The Cult of the Charun—What Are Charun?

“Four demons are painted upon the crumbling north wall. They are depicted as slaughtering warriors, then escorting the dead by chariot and boat. Carvings identify the four as Kharon, or Charun.”—The King’s High-Archaeologist (cataloging an ancient tomb unearthed during the construction of His Majesty’s Highway).

What if life were just a dream? What if we woke from the dream and found ourselves in a nightmare? This nightmare is where the Charun do their work, fulfilling their task—escorting and guiding the recently passed, nudging them along the way.

When loved ones pass, we fret over their immortal souls. Though many have trembled over bedtime stories of the ferryman, he is but one of four Charun waiting for you to die. With a successful History or Religion check, the player character learns of the Charun that savor the moment of his or her passing. The following text represents what a PC might encounter as he or she undertakes this experience.

The first Charun encountered after the final heartbeat, after the last electrical signal traverses the gray, folded matter of the brain, is Charun Cippus.

Blue-skinned and giant in stature, Charun Cippus’s pointed ears twitch as his hooked nose sniffs. Cippus detects the throes associated with shedding the physical vessel. This transition, combined with the perfume of fear, summons this being. As you pass through the veil and rouse from the transitional slumber, there is a foggy visage of snakes slithering about Cippus’s muscled arms, sliding up the shaft of the giant hammer he wields—a hammer caked with hair and brain matter. This sight is enough to confuse, impart profound questions, and terrify. He smiles. Thick lips curl over yellowed tusks. Cippus raises his hammer. Though he will not judge, he revels in the assurance that you are in fact dead, delivering a mighty blow to your skull with a sickening crack. Cippus takes your hand, and, accompanied by winged Vanths—hauntingly and beautifully seductive female demons—guides you through the confused halls of Hades, the abode of the dead. You hear the sloshing sound of moving liquid as you progress.

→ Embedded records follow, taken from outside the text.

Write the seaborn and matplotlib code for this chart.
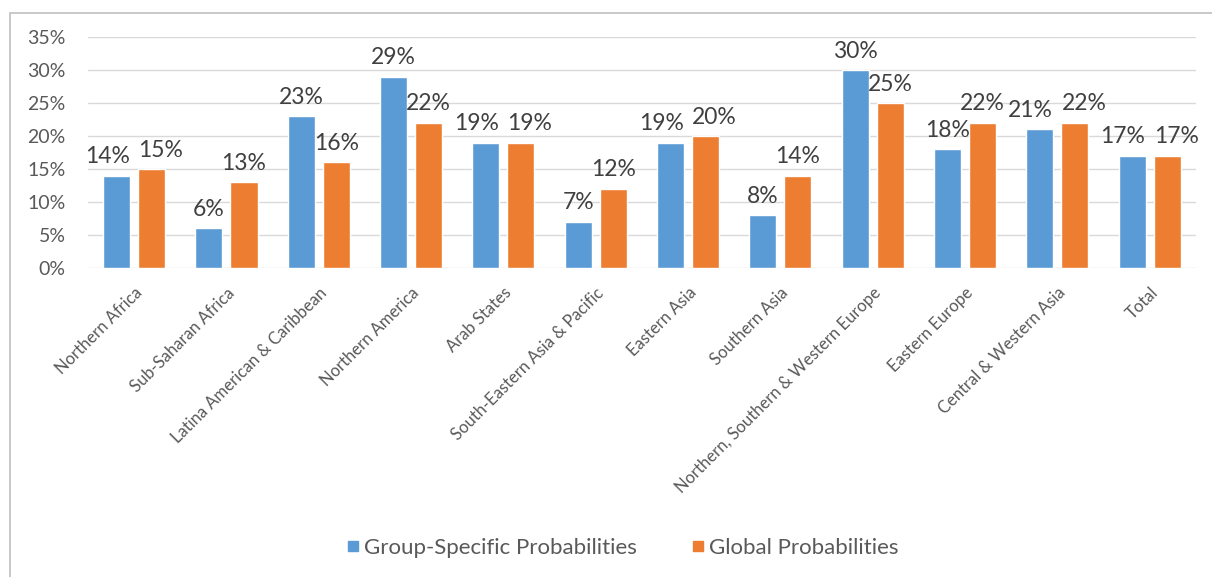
import matplotlib
matplotlib.use("Agg")
import matplotlib.pyplot as plt
from matplotlib.patches import Rectangle
from matplotlib.ticker import PercentFormatter
import pandas as pd
import seaborn as sns

regions = ["Northern Africa", "Sub-Saharan Africa", "Latina American & Caribbean",
           "Northern America", "Arab States", "South-Eastern Asia & Pacific",
           "Eastern Asia", "Southern Asia", "Northern, Southern & Western Europe",
           "Eastern Europe", "Central & Western Asia", "Total"]
group_specific = [14, 6, 23, 29, 19, 7, 19, 8, 30, 18, 21, 17]
global_prob = [15, 13, 16, 22, 19, 12, 20, 14, 25, 22, 22, 17]
series = ["Group-Specific Probabilities", "Global Probabilities"]
colors = ["#5B9BD5", "#ED7D31"]

df = pd.DataFrame({
    "region": regions * 2,
    "value": group_specific + global_prob,
    "series": [series[0]] * len(regions) + [series[1]] * len(regions),
})

sns.set_style("white")
plt.rcParams["font.family"] = ["Lato", "DejaVu Sans"]
grey = "#595959"

fig = plt.figure(figsize=(12.12, 5.77), dpi=100)
ax = fig.add_axes([0.0726, 0.5355, 0.914, 0.4005])

sns.barplot(data=df, x="region", y="value", hue="series", palette=colors,
            width=0.76, gap=0.23, saturation=1, ax=ax, legend=True)

# labels are nudged apart (like Excel) where the two bars are about the same height
close = [abs(a - b) <= 2 for a, b in zip(group_specific, global_prob)]
for k, c in enumerate(ax.containers):
    sign = -1 if k == 0 else 1
    for i, (bar, v) in enumerate(zip(c, c.datavalues)):
        dx = sign * 6.5 if close[i] else 0
        ax.annotate(f"{v:.0f}%", (bar.get_x() + bar.get_width() / 2, v),
                    xytext=(dx, 6), textcoords="offset points",
                    ha="center", va="bottom", fontsize=16.5, color="#404040")

ax.set_ylim(0, 35)
ax.set_yticks(range(0, 36, 5))
ax.yaxis.set_major_formatter(PercentFormatter(decimals=0))
ax.grid(axis="y", color="#d9d9d9", linewidth=1)
ax.set_axisbelow(True)
for s in ax.spines.values():
    s.set_visible(False)
ax.set_xlabel("")
ax.set_ylabel("")
ax.tick_params(axis="y", labelsize=14, labelcolor=grey, length=0, pad=16)
ax.tick_params(axis="x", length=0, pad=12)
ax.set_xticks(range(len(regions)))
ax.set_xticklabels(regions, rotation=45, ha="right", rotation_mode="anchor",
                   fontsize=12, color=grey)
ax.set_xlim(-0.5, len(regions) - 0.5)

ax.legend_.remove()
handles = [plt.Line2D([], [], marker="s", linestyle="", markersize=7,
                      markerfacecolor=c, markeredgecolor=c) for c in colors]
fig.legend(handles, series, loc="center", bbox_to_anchor=(0.513, 0.05), ncol=2,
           frameon=False, fontsize=16, labelcolor=grey, handletextpad=0.15,
           columnspacing=2.4, handlelength=0.7)

fig.patches.append(Rectangle((10 / 1212, -0.05), 1.1, 1.05 - 13 / 577,
                             transform=fig.transFigure, fill=False,
                             edgecolor="#bfbfbf", linewidth=1.2))

fig.savefig("out.png", dpi=100)
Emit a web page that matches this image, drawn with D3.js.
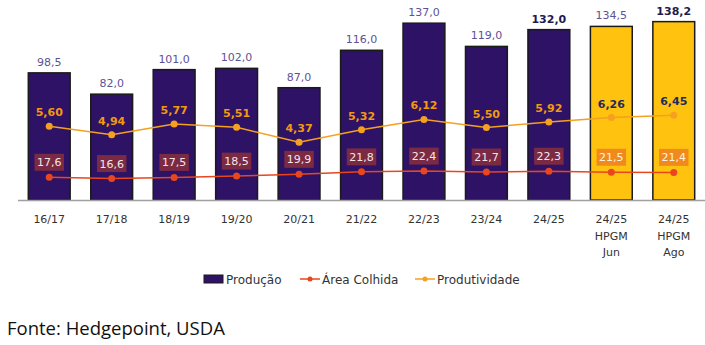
<!DOCTYPE html>
<html><head><meta charset="utf-8">
<script src="https://cdn.jsdelivr.net/npm/d3@7"></script>
<style>body{margin:0;background:#fff}svg{display:block}</style>
</head><body>
<svg id="c" width="705" height="345"></svg>
<script>
const categories = ["16/17","17/18","18/19","19/20","20/21","21/22","22/23","23/24","24/25","24/25\nHPGM\nJun","24/25\nHPGM\nAgo"];
const producao = [98.5,82.0,101.0,102.0,87.0,116.0,137.0,119.0,132.0,134.5,138.2];
const areaColhida = [17.6,16.6,17.5,18.5,19.9,21.8,22.4,21.7,22.3,21.5,21.4];
const produtividade = [5.60,4.94,5.77,5.51,4.37,5.32,6.12,5.50,5.92,6.26,6.45];
const projected = [false,false,false,false,false,false,false,false,false,true,true];
const boldProd = [false,false,false,false,false,false,false,false,true,false,true];

const svg = d3.select("#c");
const F = "'DejaVu Sans', sans-serif";
const fmt = (v,d)=> v.toFixed(d).replace(".",",");

const x = d3.scaleBand().domain(d3.range(categories.length)).range([18,705]).paddingInner(0.33).paddingOuter(0.165);
const y = d3.scaleLinear().domain([0,150]).range([200,6.4]);
const yp = d3.scaleLinear().domain([0,10]).range([199,69]);
const cx = i => x(i)+x.bandwidth()/2;

// bars
svg.selectAll("rect.bar").data(producao).join("rect")
  .attr("x",(d,i)=>x(i)).attr("width",x.bandwidth())
  .attr("y",d=>y(d)).attr("height",d=>y(0)-y(d))
  .attr("fill",(d,i)=>projected[i]?"#FFC20E":"#2E1266")
  .attr("stroke","#1a1a1a").attr("stroke-width",1.5);

// axis line
svg.append("line").attr("x1",18).attr("x2",705).attr("y1",200.5).attr("y2",200.5).attr("stroke","#a0a0a0").attr("stroke-width",1.5);

// x axis labels
const xa = svg.append("g").attr("transform","translate(0,200)")
  .call(d3.axisBottom(x).tickSize(0).tickFormat(""));
xa.select(".domain").remove();
categories.forEach((c,i)=>{
  const t = svg.append("text").attr("x",cx(i)).attr("y",223).attr("text-anchor","middle")
    .attr("font-family",F).attr("font-size",11).attr("fill","#333");
  c.split("\n").forEach((s,j)=>t.append("tspan").attr("x",cx(i)).attr("dy",j?16.5:0).text(s));
});

// production labels
svg.selectAll("text.pl").data(producao).join("text")
  .attr("x",(d,i)=>cx(i)).attr("y",d=>y(d)-7).attr("text-anchor","middle")
  .attr("font-family",F).attr("font-size",11)
  .attr("font-weight",(d,i)=>boldProd[i]?"bold":"normal")
  .attr("fill",(d,i)=>boldProd[i]?"#1f1a4d":"#5e5296")
  .text(d=>fmt(d,1));

// area line
const lineA = d3.line().x((d,i)=>cx(i)).y(d=>y(d));
svg.append("path").datum(areaColhida).attr("d",lineA).attr("fill","none").attr("stroke","#E8461E").attr("stroke-width",1.5);
svg.selectAll("circle.a").data(areaColhida).join("circle").attr("cx",(d,i)=>cx(i)).attr("cy",d=>y(d)).attr("r",3.5).attr("fill","#E8461E");

// productivity line
const lineP = d3.line().x((d,i)=>cx(i)).y(d=>yp(d));
svg.append("path").datum(produtividade).attr("d",lineP).attr("fill","none").attr("stroke","#F5A01F").attr("stroke-width",1.5);
svg.selectAll("circle.p").data(produtividade).join("circle").attr("cx",(d,i)=>cx(i)).attr("cy",d=>yp(d)).attr("r",3.5).attr("fill","#F5A01F");

// productivity labels
svg.selectAll("text.pp").data(produtividade).join("text")
  .attr("x",(d,i)=>cx(i)).attr("y",d=>yp(d)-10).attr("text-anchor","middle")
  .attr("font-family",F).attr("font-size",11).attr("font-weight","bold")
  .attr("fill",(d,i)=>projected[i]?"#1f2a5c":"#F29A0E")
  .text(d=>fmt(d,2));

// area labels with boxes
areaColhida.forEach((d,i)=>{
  const g = svg.append("g");
  const t = g.append("text").attr("x",cx(i)).attr("y",y(d)-11).attr("text-anchor","middle")
    .attr("font-family",F).attr("font-size",11).attr("fill",projected[i]?"#fff3e0":"#f3e6ea").text(fmt(d,1));
  const w = t.node().getComputedTextLength()+5;
  g.insert("rect","text").attr("x",cx(i)-w/2).attr("y",y(d)-23.5).attr("width",w).attr("height",17)
    .attr("fill",projected[i]?"#F08A1E":"#7B2A44");
});

// legend
const lg = svg.append("g").attr("font-family",F).attr("font-size",12).attr("font-style","normal").attr("fill","#333");
lg.append("rect").attr("x",204).attr("y",275).attr("width",19).attr("height",8).attr("fill","#2E1266").attr("stroke","#1a1a1a").attr("stroke-width",1);
lg.append("text").attr("x",226).attr("y",283.5).text("Produção");
lg.append("line").attr("x1",300).attr("x2",320).attr("y1",279).attr("y2",279).attr("stroke","#E8461E").attr("stroke-width",1.5);
lg.append("circle").attr("cx",310).attr("cy",279).attr("r",2.5).attr("fill","#E8461E");
lg.append("text").attr("x",322).attr("y",283.5).text("\u00C1rea Colhida");
lg.append("line").attr("x1",415).attr("x2",435).attr("y1",279).attr("y2",279).attr("stroke","#F5A01F").attr("stroke-width",1.5);
lg.append("circle").attr("cx",425).attr("cy",279).attr("r",2.5).attr("fill","#F5A01F");
lg.append("text").attr("x",437).attr("y",283.5).text("Produtividade");

// source
svg.append("text").attr("x",7).attr("y",335).attr("font-family","'Open Sans', sans-serif").attr("font-size",18.5).attr("fill","#111").text("Fonte: Hedgepoint, USDA");
</script>
</body></html>
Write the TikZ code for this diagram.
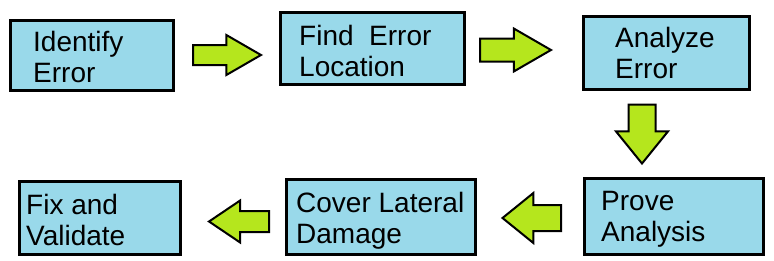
\documentclass[tikz,border=0pt]{standalone}
\usepackage{fontspec}
\setmainfont{Liberation Sans}
\usepackage{tikz}
\usetikzlibrary{shapes.arrows}
\definecolor{boxblue}{RGB}{153,217,234}
\definecolor{arrowlime}{RGB}{181,230,29}

\begin{document}
\begin{tikzpicture}[
    x=1pt, y=-1pt,
    stepbox/.style={rectangle, draw=black, fill=boxblue, line width=3pt, inner sep=0pt, outer sep=0pt},
    steptext/.style={anchor=base west, inner sep=0pt, align=left, font=\fontsize{28}{31}\selectfont},
    blockarrow/.style={single arrow, draw=black, fill=arrowlime, line width=2pt, outer sep=0pt,
        single arrow head indent=0pt, anchor=tip}
]
\useasboundingbox (0,0) rectangle (774,260);

% boxes
\node[stepbox, minimum width=163pt, minimum height=70pt] (identify) at (92,55.5) {};
\node[stepbox, minimum width=184pt, minimum height=72pt] (locate) at (372,48) {};
\node[stepbox, minimum width=166pt, minimum height=73pt] (analyze) at (666,52.5) {};
\node[stepbox, minimum width=179pt, minimum height=76pt] (prove) at (673.5,216) {};
\node[stepbox, minimum width=189pt, minimum height=75pt] (cover) at (380.5,216.5) {};
\node[stepbox, minimum width=161pt, minimum height=73pt] (fix) at (99.5,217.5) {};

% texts (anchored at the baseline of the last line)
\node[steptext] (identifytext) at (33,82) {Identify\\Error};
\node[steptext] (locatetext) at (299,76) {Find~~Error\\Location};
\node[steptext] (analyzetext) at (615,78) {Analyze\\Error};
\node[steptext] (provetext) at (601,241) {Prove\\Analysis};
\node[steptext] (covertext) at (296,243) {Cover Lateral\\Damage};
\node[steptext] (fixtext) at (26,245) {Fix and\\Validate};

% block arrows
\node[blockarrow, inner sep=9pt, minimum height=68pt, single arrow head extend=10pt, single arrow tip angle=60] (toLocate) at (261,55) {};
\node[blockarrow, inner sep=10.5pt, minimum height=71pt, single arrow head extend=10pt, single arrow tip angle=60] (toAnalyze) at (551,50) {};
\node[blockarrow, inner sep=12.5pt, minimum height=59pt, single arrow head extend=12.5pt, single arrow tip angle=78, shape border rotate=270] (toProve) at (642,163.5) {};
\node[blockarrow, inner sep=12pt, minimum height=58.5pt, single arrow head extend=12pt, single arrow tip angle=78, shape border rotate=180] (toCover) at (502.5,218) {};
\node[blockarrow, inner sep=9.5pt, minimum height=60pt, single arrow head extend=10.5pt, single arrow tip angle=68, shape border rotate=180] (toFix) at (209,221.5) {};

\end{tikzpicture}
\end{document}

Delivered to a spit of jagged rock, the confluence of rivers swirls around you. You gaze into the black of the River of Regret (Styx) and are mesmerized by its oozy bubbling thickness. You see the River of Woe (Acheron), where you can almost taste the salt of its tear-filled expanse. The River of Lamentation (Cocytus) has scabby rafts riding flowing puss, while the River of Oblivion (Lethe) is a vaporous and memory-stealing runnel. You smell the sulfurous Burning River (Phlegethon), with smoke dancing upon its blazing surface. Here Cippus abandons you, and, still unsure of your predicament, you wait. You hear the dip of an oar, and a robed, shadowy figure rows from the darkness: the ferryman, Charun Chunchules.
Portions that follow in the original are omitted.